Saatnya umat muslim bersatu dan fokus pada satu tujuan. Yakni, amar makruf nahyi munkar. Amar makruf mungkin mudah, tapi nahyi munkar sungguhlah membutuhkan kebulatan tekad dan kerapatan barisan. Menjaga iman di dada, sekaligus menjaga kesatuan NKRI tercinta ini.

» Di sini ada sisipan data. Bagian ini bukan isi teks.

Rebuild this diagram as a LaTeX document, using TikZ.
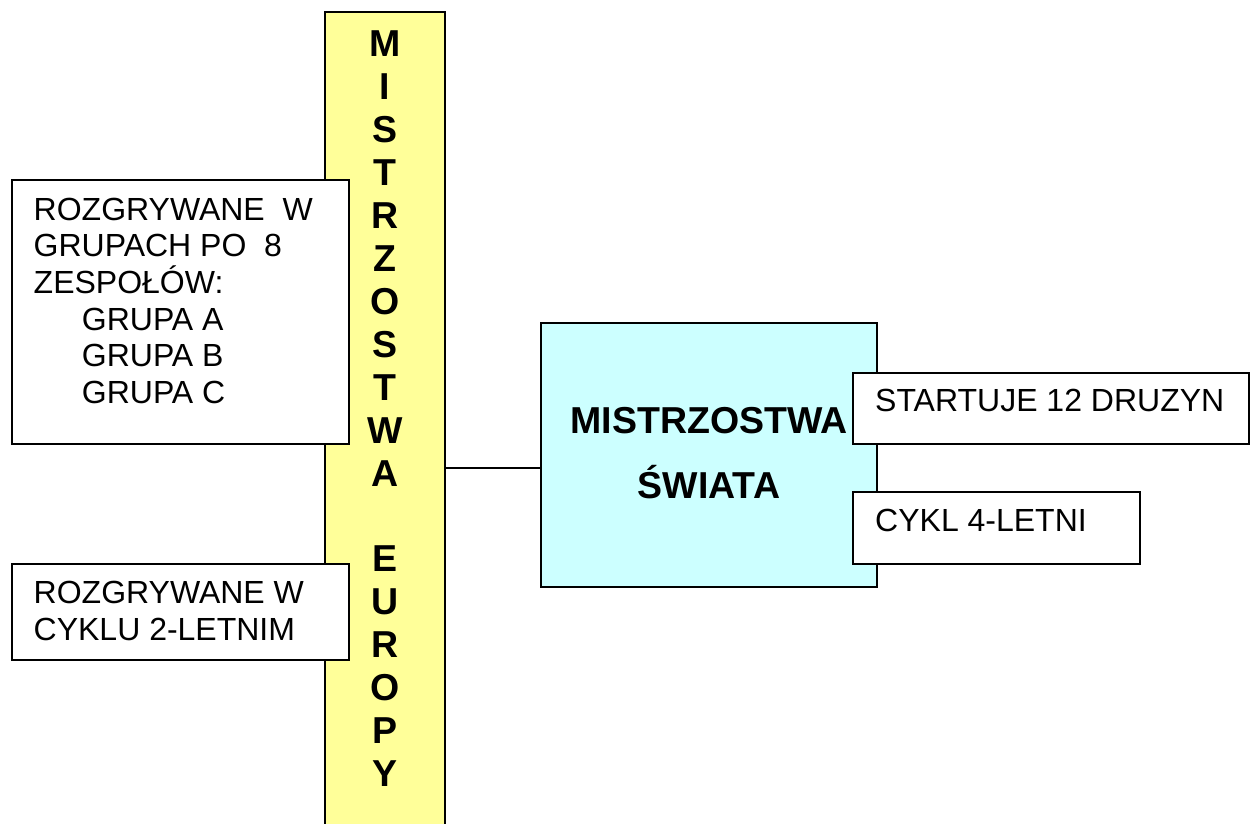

Karena, kita pun tahu, ajaran Islam tak bertentangan dengan Pancasila, tak bertentangan dengan Bhineka Tunggal Ika, pun ajaran Islam kita jua lah yang menjadi lecutan semangat untuk terus menjaga keutuhan NKRI ini.
Hanya orang-orang yang sakit jiwa saja lah yang masih saja membentur-benturkan ajaran Islam dengan stigma-stigma negatif dan provokatif, sehingga mencoreng moreng wajah Islam yang sesungguhnya damai.
Maka, cukuplah Allah sebagai satu-satunya tujuan kita dalam melakukan seluruh amal kehidupan di dunia ini. Dan kepada-Nya lah kita berlindung. Hasbunallah wa ni’mal wakil, ni’mal maula wa ni’man nashir.
Aku menghela nafas. Kopi seven elemenku sudah tandas sedari tadi. Mendadak menyeruak lagi pertanyaan, apakah kegagalan Timnas AFF untuk menjadi juara pertama kali ini adalah tamparan bagi pemerintah kita yang telah abstain dari peran politiknya dalam menolong Aleppo? Entahlah. Ini hanya pertanyaan dari keresahan pribadi. Tak usah dijawab karena ini bukan Ujian Nasional. Karena bisa jadi ini tamparan bagiku sebagai penonton amatir yang mungkin belum maksimal dalam berdoa, atau barangkali tamparan bagi diriku pribadi karena tidak khusyu dalam menegakkan shalat di atas bumi ini. Wallahu a’lam.
Betapapun, aku tetap berterima kasih kepada Timnas Indonesia yang sudah berjuang mengharumkan negara ini. Karena paling tidak, bau tidak sedap atas prilaku-prilaku kronis atau menyimpang sedikit meruap.
Dan betapapun, semoga kita tak akan bosan mengulurkan bantuan yang kita mampu, doa, tenaga dan harta, bagi saudara-saudara kita di Aceh hingga Aleppo sana. Karena hidup yang hanya sekali ini, akan menjadi bukti otentik kita di akhirat kelak.